Key Attestation: Verifying Key Integrity

Android 7.0 (API level 24) introduced Key Attestation, a mechanism to verify that a key is indeed hardware-backed and has specific properties. When you generate an attestable key, the TEE creates a certificate chain that can be cryptographically verified off-device (e.g., on a backend server). This chain proves:

• The key was generated inside a secure hardware module.
• The key’s properties (e.g., algorithm, purposes, user authentication requirements) match what was requested.
• The device hasn’t been tampered with or rooted.

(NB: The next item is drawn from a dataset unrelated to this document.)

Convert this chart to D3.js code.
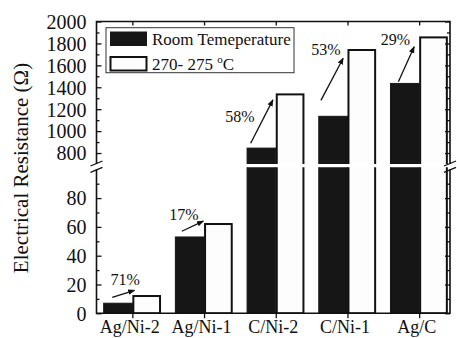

Implementing full attestation verification is complex, involving parsing X.509 certificates and verifying them against Google’s root certificates, usually done on a remote server to prevent local bypasses. For application developers, understanding its existence and capability for enhancing trust in the client environment is key.

Best Practices and Considerations

• IV Storage: Always store the Initialization Vector (IV) alongside your encrypted data. The IV does not need to be secret but must be unique for each encryption operation. For GCM mode, ensure a new IV is generated every time.
• User Authentication: For critical keys, enforce user authentication (e.g., fingerprint, PIN) using setUserAuthenticationRequired(true) and specify a validity duration. This means the key can only be used after the user has authenticated within that timeframe.
• Error Handling: Implement robust error handling for Keystore operations. Device capabilities vary, and certain operations might fail if hardware backing isn’t available or if the key is invalidated (e.g., due to user credential changes).
• Key Lifecycle: Consider how keys are provisioned, rotated, and securely deleted. Old or compromised keys should be invalidated and new ones generated. The Keystore system handles key deletion securely when an alias is removed.
• Performance: While secure, TEE operations can introduce a slight performance overhead compared to purely software-based crypto. Optimize by encrypting only sensitive data and avoiding excessive calls.
• Backup Considerations: Hardware-backed keys are typically non-exportable and tied to the specific device. If a device is lost or factory reset, the keys are lost. Plan for secure key backup/recovery strategies for user data, potentially involving user-provided passphrases or cloud-based solutions secured with hardware-backed keys on the server side.

Limitations of TrustZone

While TrustZone offers exceptional security, it’s not a silver bullet:

• Implementation Quality: The security ultimately depends on the quality of the TEE implementation by the device manufacturer. Vulnerabilities in the TEE firmware could compromise its isolation.
• Side-Channel Attacks: TrustZone can still be susceptible to advanced side-channel attacks (e.g., timing, power analysis) if the TEE implementation isn’t robust against them. These are typically very difficult to execute but are a theoretical concern.
• Complexity: Implementing and correctly verifying hardware-backed security requires careful attention to detail, making it prone to developer error if not fully understood.
• Device Variability: Not all Android devices guarantee a StrongBox or even a fully robust TrustZone implementation. Developers need to handle scenarios where `setIsStrongBoxBacked(true)` might fail or fall back to less secure options.

Conclusion

Leveraging Android TrustZone through the Keystore system offers a powerful mechanism to achieve ultimate secure storage for sensitive data in mobile applications. By isolating cryptographic key operations within a hardware-backed Trusted Execution Environment, developers can significantly enhance the security posture of their applications, protecting against a wide range of software and physical attacks. While requiring careful implementation and understanding of its nuances and limitations, integrating TrustZone capabilities is a critical step towards building truly resilient and trustworthy Android applications in an increasingly threat-filled digital world.